DATA SEGMENT:
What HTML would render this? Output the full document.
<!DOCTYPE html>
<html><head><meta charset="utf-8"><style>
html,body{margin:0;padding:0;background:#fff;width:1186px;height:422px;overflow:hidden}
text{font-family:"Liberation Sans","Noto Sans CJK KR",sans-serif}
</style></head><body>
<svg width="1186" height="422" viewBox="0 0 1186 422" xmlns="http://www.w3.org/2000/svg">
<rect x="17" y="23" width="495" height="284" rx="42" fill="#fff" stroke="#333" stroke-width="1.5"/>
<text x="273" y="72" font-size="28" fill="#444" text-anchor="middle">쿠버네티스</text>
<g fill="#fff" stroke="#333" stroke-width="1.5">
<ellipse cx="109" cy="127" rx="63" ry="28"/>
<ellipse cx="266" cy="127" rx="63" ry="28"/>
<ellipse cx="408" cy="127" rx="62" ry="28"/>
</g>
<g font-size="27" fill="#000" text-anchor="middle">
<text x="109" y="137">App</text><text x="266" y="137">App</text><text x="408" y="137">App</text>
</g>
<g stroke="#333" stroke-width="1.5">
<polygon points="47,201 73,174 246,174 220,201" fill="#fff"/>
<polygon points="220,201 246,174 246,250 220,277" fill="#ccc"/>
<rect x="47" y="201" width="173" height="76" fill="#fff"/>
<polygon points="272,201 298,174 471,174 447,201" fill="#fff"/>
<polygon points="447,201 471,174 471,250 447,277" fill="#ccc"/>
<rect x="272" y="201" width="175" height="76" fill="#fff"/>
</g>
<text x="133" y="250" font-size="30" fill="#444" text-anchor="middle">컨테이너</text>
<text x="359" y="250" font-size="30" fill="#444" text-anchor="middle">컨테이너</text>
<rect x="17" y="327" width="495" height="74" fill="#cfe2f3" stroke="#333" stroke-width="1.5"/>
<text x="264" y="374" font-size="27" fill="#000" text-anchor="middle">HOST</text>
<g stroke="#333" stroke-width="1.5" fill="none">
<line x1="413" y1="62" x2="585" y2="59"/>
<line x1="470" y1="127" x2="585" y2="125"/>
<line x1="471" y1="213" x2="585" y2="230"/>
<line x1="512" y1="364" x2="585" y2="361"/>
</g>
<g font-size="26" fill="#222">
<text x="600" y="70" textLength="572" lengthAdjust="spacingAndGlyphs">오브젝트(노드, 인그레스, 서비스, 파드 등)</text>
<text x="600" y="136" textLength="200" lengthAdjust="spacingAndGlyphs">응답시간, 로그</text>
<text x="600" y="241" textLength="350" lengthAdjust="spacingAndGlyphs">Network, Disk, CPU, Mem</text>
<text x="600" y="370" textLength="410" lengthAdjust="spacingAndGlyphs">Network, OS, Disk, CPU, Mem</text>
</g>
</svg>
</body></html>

SET TASK: Each line of the material above must be retyped precisely.

FULL ANSWER:
What HTML would render this? Output the full document.
<!DOCTYPE html>
<html><head><meta charset="utf-8"><style>
html,body{margin:0;padding:0;background:#fff;width:1186px;height:422px;overflow:hidden}
text{font-family:"Liberation Sans","Noto Sans CJK KR",sans-serif}
</style></head><body>
<svg width="1186" height="422" viewBox="0 0 1186 422" xmlns="http://www.w3.org/2000/svg">
<rect x="17" y="23" width="495" height="284" rx="42" fill="#fff" stroke="#333" stroke-width="1.5"/>
<text x="273" y="72" font-size="28" fill="#444" text-anchor="middle">쿠버네티스</text>
<g fill="#fff" stroke="#333" stroke-width="1.5">
<ellipse cx="109" cy="127" rx="63" ry="28"/>
<ellipse cx="266" cy="127" rx="63" ry="28"/>
<ellipse cx="408" cy="127" rx="62" ry="28"/>
</g>
<g font-size="27" fill="#000" text-anchor="middle">
<text x="109" y="137">App</text><text x="266" y="137">App</text><text x="408" y="137">App</text>
</g>
<g stroke="#333" stroke-width="1.5">
<polygon points="47,201 73,174 246,174 220,201" fill="#fff"/>
<polygon points="220,201 246,174 246,250 220,277" fill="#ccc"/>
<rect x="47" y="201" width="173" height="76" fill="#fff"/>
<polygon points="272,201 298,174 471,174 447,201" fill="#fff"/>
<polygon points="447,201 471,174 471,250 447,277" fill="#ccc"/>
<rect x="272" y="201" width="175" height="76" fill="#fff"/>
</g>
<text x="133" y="250" font-size="30" fill="#444" text-anchor="middle">컨테이너</text>
<text x="359" y="250" font-size="30" fill="#444" text-anchor="middle">컨테이너</text>
<rect x="17" y="327" width="495" height="74" fill="#cfe2f3" stroke="#333" stroke-width="1.5"/>
<text x="264" y="374" font-size="27" fill="#000" text-anchor="middle">HOST</text>
<g stroke="#333" stroke-width="1.5" fill="none">
<line x1="413" y1="62" x2="585" y2="59"/>
<line x1="470" y1="127" x2="585" y2="125"/>
<line x1="471" y1="213" x2="585" y2="230"/>
<line x1="512" y1="364" x2="585" y2="361"/>
</g>
<g font-size="26" fill="#222">
<text x="600" y="70" textLength="572" lengthAdjust="spacingAndGlyphs">오브젝트(노드, 인그레스, 서비스, 파드 등)</text>
<text x="600" y="136" textLength="200" lengthAdjust="spacingAndGlyphs">응답시간, 로그</text>
<text x="600" y="241" textLength="350" lengthAdjust="spacingAndGlyphs">Network, Disk, CPU, Mem</text>
<text x="600" y="370" textLength="410" lengthAdjust="spacingAndGlyphs">Network, OS, Disk, CPU, Mem</text>
</g>
</svg>
</body></html>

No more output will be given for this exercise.